Act II played out in some kind of prison/asylum setting. With no explanation, Isolde and Brangäne, and subsequently Tristan and Kurwenal, were hustled on stage as prisoners by yellow-clad toughs. Their actions were observed from the top of the walls by manned spotlights, a clever new context for Tristan’s fulminations against the ‘light’. In the hymn to the night, the two singers turned their backs to the audience and gazed at shadow projections of human figures on the back of the set – a beautiful if ultimately mysterious effect which thankfully had no adverse effects on their audibility. When Marke appeared, he was not so much sorrowing uncle or cuckolded husband as sinister gang-leader: the final scene saw Tristan bound, blindfolded, and eventually stabbed while defenceless.

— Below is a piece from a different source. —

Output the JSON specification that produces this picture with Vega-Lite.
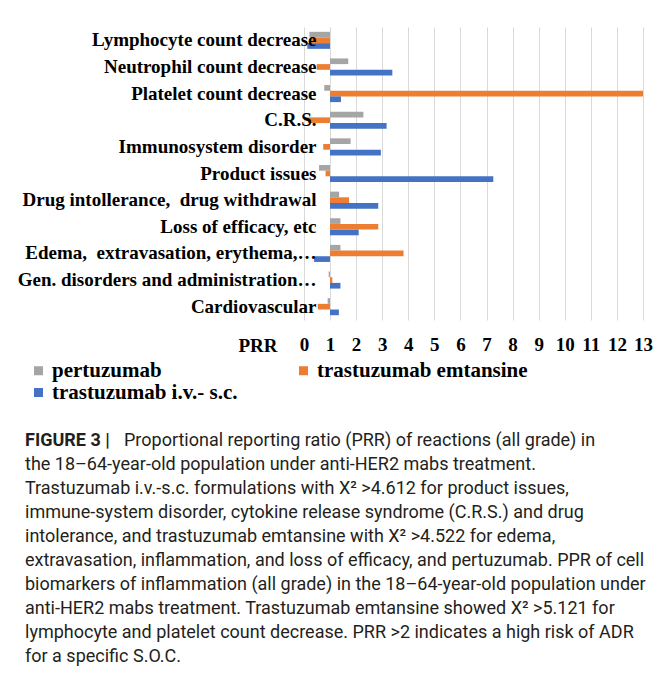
{
  "$schema": "https://vega.github.io/schema/vega-lite/v6.json",
  "padding": {"left": 17, "top": 27, "right": 0, "bottom": 0},
  "background": "white",
  "spacing": 74,
  "config": {"view": {"stroke": null}},
  "vconcat": [
    {
      "width": 626,
      "height": 293,
      "data": {"values": [
        {"cat": "Lymphocyte count decrease", "drug": "pertuzumab", "prr": 0.21},
        {"cat": "Lymphocyte count decrease", "drug": "trastuzumab emtansine", "prr": 0.3},
        {"cat": "Lymphocyte count decrease", "drug": "trastuzumab i.v.- s.c.", "prr": 0.13},
        {"cat": "Neutrophil count decrease", "drug": "pertuzumab", "prr": 1.7},
        {"cat": "Neutrophil count decrease", "drug": "trastuzumab emtansine", "prr": 0.49},
        {"cat": "Neutrophil count decrease", "drug": "trastuzumab i.v.- s.c.", "prr": 3.39},
        {"cat": "Platelet count decrease", "drug": "pertuzumab", "prr": 0.78},
        {"cat": "Platelet count decrease", "drug": "trastuzumab emtansine", "prr": 13.0},
        {"cat": "Platelet count decrease", "drug": "trastuzumab i.v.- s.c.", "prr": 1.42},
        {"cat": "C.R.S.", "drug": "pertuzumab", "prr": 2.28},
        {"cat": "C.R.S.", "drug": "trastuzumab emtansine", "prr": 0.15},
        {"cat": "C.R.S.", "drug": "trastuzumab i.v.- s.c.", "prr": 3.17},
        {"cat": "Immunosystem disorder", "drug": "pertuzumab", "prr": 1.79},
        {"cat": "Immunosystem disorder", "drug": "trastuzumab emtansine", "prr": 0.74},
        {"cat": "Immunosystem disorder", "drug": "trastuzumab i.v.- s.c.", "prr": 2.95},
        {"cat": "Product issues", "drug": "pertuzumab", "prr": 0.58},
        {"cat": "Product issues", "drug": "trastuzumab emtansine", "prr": 0.83},
        {"cat": "Product issues", "drug": "trastuzumab i.v.- s.c.", "prr": 7.26},
        {"cat": "Drug intollerance, \u00a0drug withdrawal", "drug": "pertuzumab", "prr": 1.35},
        {"cat": "Drug intollerance, \u00a0drug withdrawal", "drug": "trastuzumab emtansine", "prr": 1.73},
        {"cat": "Drug intollerance, \u00a0drug withdrawal", "drug": "trastuzumab i.v.- s.c.", "prr": 2.85},
        {"cat": "Loss of efficacy, etc", "drug": "pertuzumab", "prr": 1.4},
        {"cat": "Loss of efficacy, etc", "drug": "trastuzumab emtansine", "prr": 2.85},
        {"cat": "Loss of efficacy, etc", "drug": "trastuzumab i.v.- s.c.", "prr": 2.1},
        {"cat": "Edema, \u00a0extravasation, erythema,…", "drug": "pertuzumab", "prr": 1.4},
        {"cat": "Edema, \u00a0extravasation, erythema,…", "drug": "trastuzumab emtansine", "prr": 3.82},
        {"cat": "Edema, \u00a0extravasation, erythema,…", "drug": "trastuzumab i.v.- s.c.", "prr": 0.39},
        {"cat": "Gen. disorders and administration…", "drug": "pertuzumab", "prr": 0.95},
        {"cat": "Gen. disorders and administration…", "drug": "trastuzumab emtansine", "prr": 1.09},
        {"cat": "Gen. disorders and administration…", "drug": "trastuzumab i.v.- s.c.", "prr": 1.4},
        {"cat": "Cardiovascular", "drug": "pertuzumab", "prr": 0.91},
        {"cat": "Cardiovascular", "drug": "trastuzumab emtansine", "prr": 0.53},
        {"cat": "Cardiovascular", "drug": "trastuzumab i.v.- s.c.", "prr": 1.34}
      ]},
      "mark": {"type": "bar"},
      "encoding": {
        "y": {
          "field": "cat", "type": "nominal", "sort": null,
          "scale": {"paddingInner": 0.36, "paddingOuter": 0.18},
          "axis": {
            "title": null, "offset": -313, "domain": false, "ticks": false,
            "labelPadding": 14, "labelLimit": 0, "zindex": 1,
            "labelFont": "Liberation Serif", "labelFontWeight": "bold",
            "labelFontSize": 19, "labelColor": "#000000"
          }
        },
        "yOffset": {"field": "drug", "type": "nominal", "sort": "ascending", "scale": {"paddingInner": 0, "paddingOuter": 0}},
        "x": {
          "field": "prr", "type": "quantitative",
          "scale": {"domain": [-11, 13], "nice": false, "zero": false},
          "axis": {
            "title": "PRR", "values": [0,1,2,3,4,5,6,7,8,9,10,11,12,13],
            "labelOverlap": false, "labelFlush": false,
            "domain": false, "ticks": false, "grid": true, "gridColor": "#D9D9D9", "gridWidth": 1,
            "labelPadding": 15, "labelFont": "Liberation Serif", "labelFontWeight": "bold",
            "labelFontSize": 19, "labelColor": "#000000",
            "titleFont": "Liberation Serif", "titleFontWeight": "bold", "titleFontSize": 19,
            "titleColor": "#000000", "titleX": 260, "titleY": 25, "titleAlign": "right",
            "titleBaseline": "middle", "titleAnchor": null
          }
        },
        "x2": {"datum": 1},
        "color": {
          "field": "drug", "type": "nominal",
          "scale": {"domain": ["pertuzumab", "trastuzumab emtansine", "trastuzumab i.v.- s.c."], "range": ["#A5A5A5", "#ED7D31", "#4472C4"]},
          "legend": {
            "title": null, "orient": "none", "legendX": 11, "legendY": 333, "padding": 0,
            "direction": "horizontal", "columns": 2, "columnPadding": 55, "rowPadding": 0,
            "symbolType": "square", "symbolSize": 81, "symbolStrokeWidth": 0,
            "labelFont": "Liberation Serif", "labelFontWeight": "bold", "labelFontSize": 21,
            "labelColor": "#000000", "labelOffset": 3, "labelLimit": 0
          }
        }
      }
    },
    {
      "width": 626,
      "height": 240,
      "data": {"values": [
        {"line": 1, "part": "label", "text": "FIGURE 3 |"},
        {"line": 1, "part": "first", "text": "Proportional reporting ratio (PRR) of reactions (all grade) in"},
        {"line": 2, "part": "body", "text": "the 18–64-year-old population under anti-HER2 mabs treatment."},
        {"line": 3, "part": "body", "text": "Trastuzumab i.v.-s.c. formulations with X² >4.612 for product issues,"},
        {"line": 4, "part": "body", "text": "immune-system disorder, cytokine release syndrome (C.R.S.) and drug"},
        {"line": 5, "part": "body", "text": "intolerance, and trastuzumab emtansine with X² >4.522 for edema,"},
        {"line": 6, "part": "body", "text": "extravasation, inflammation, and loss of efficacy, and pertuzumab. PPR of cell"},
        {"line": 7, "part": "body", "text": "biomarkers of inflammation (all grade) in the 18–64-year-old population under"},
        {"line": 8, "part": "body", "text": "anti-HER2 mabs treatment. Trastuzumab emtansine showed X² >5.121 for"},
        {"line": 9, "part": "body", "text": "lymphocyte and platelet count decrease. PRR >2 indicates a high risk of ADR"},
        {"line": 10, "part": "body", "text": "for a specific S.O.C."}
      ]},
      "encoding": {
        "y": {"field": "line", "type": "ordinal", "axis": null, "scale": {"paddingInner": 0, "paddingOuter": 0}},
        "x": {"datum": 0, "type": "quantitative", "scale": {"domain": [0, 1]}, "axis": null},
        "text": {"field": "text"}
      },
      "layer": [
        {"transform": [{"filter": "datum.part === 'label'"}],
         "mark": {"type": "text", "align": "left", "baseline": "middle", "dx": 8, "font": "Roboto", "fontWeight": "bold", "fontSize": 18, "color": "#231F20"}},
        {"transform": [{"filter": "datum.part === 'first'"}],
         "mark": {"type": "text", "align": "left", "baseline": "middle", "dx": 107, "font": "Roboto", "fontSize": 18, "color": "#231F20"}},
        {"transform": [{"filter": "datum.part === 'body'"}],
         "mark": {"type": "text", "align": "left", "baseline": "middle", "dx": 8, "font": "Roboto", "fontSize": 18, "color": "#231F20"}}
      ]
    }
  ]
}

Act III was strikingly minimalistic: Kurwenal and three other Kareol lackeys sat in a vigil around Tristan’s body downstage right, with everything else shrouded in haze. Tristan’s delirious recollections of Isolde calling him back to life were brilliantly visualised as a series of fantastical encounters with her. An Isolde-double would appear in a prism of light in a different location, often with some disturbing consequence: in one case, the hallucination collapsed into empty clothes at his touch, in another she began bleeding mysteriously after their interaction. The later fight between Marke’s men and Kurwenal’s company was deliberately anti-realistic. After an adequate Liebestod, Isolde was dragged away from her dead lover by the unsympathetic Marke, leaving just a hesitant Brangäne nearby as the curtain fell.

The opera stands or falls by those in the two eponymous roles, and both Stephen Gould and Evelyn Herlitzius offered much as actors and singers, although neither was an unqualified triumph. Gould was underwhelming to start with, but grew into the part as Act II progressed and was especially impressive in the mad scene in Act III. Some of his initial problems were due to his co-star: Herlitzius’s epic vocal heft was not always used with ideal sensitivity, and at full-throttle after the potion scene and at the beginning of the love duet she simply blew Gould away. In the quieter parts of Act II the balance of the partnership worked better.

Iain Paterson was a sympathetic Kurwenal, although his bluff delivery had a little difficulty sailing over some of the noisier orchestral passages. As Brangäne, Christa Mayer was a commanding vocal presence, in contrast to her take on the character as nerve-ridden and hesitant. With fur collar and hat marking him as a pimp, Georg Zeppenfeld was hardly cut out to be a tender Marke, but his Act II monologue was riveting, thanks to utter precision in tone and diction. The smaller roles were all filled competently. However, low lighting made it difficult to read facial expressions, which lessened one’s sense of involvement in the story. But whatever caveats one could find with the performance, experiencing the unique Bayreuth sonic blend is a thrilling experience, something every Wagnerian should do at least once.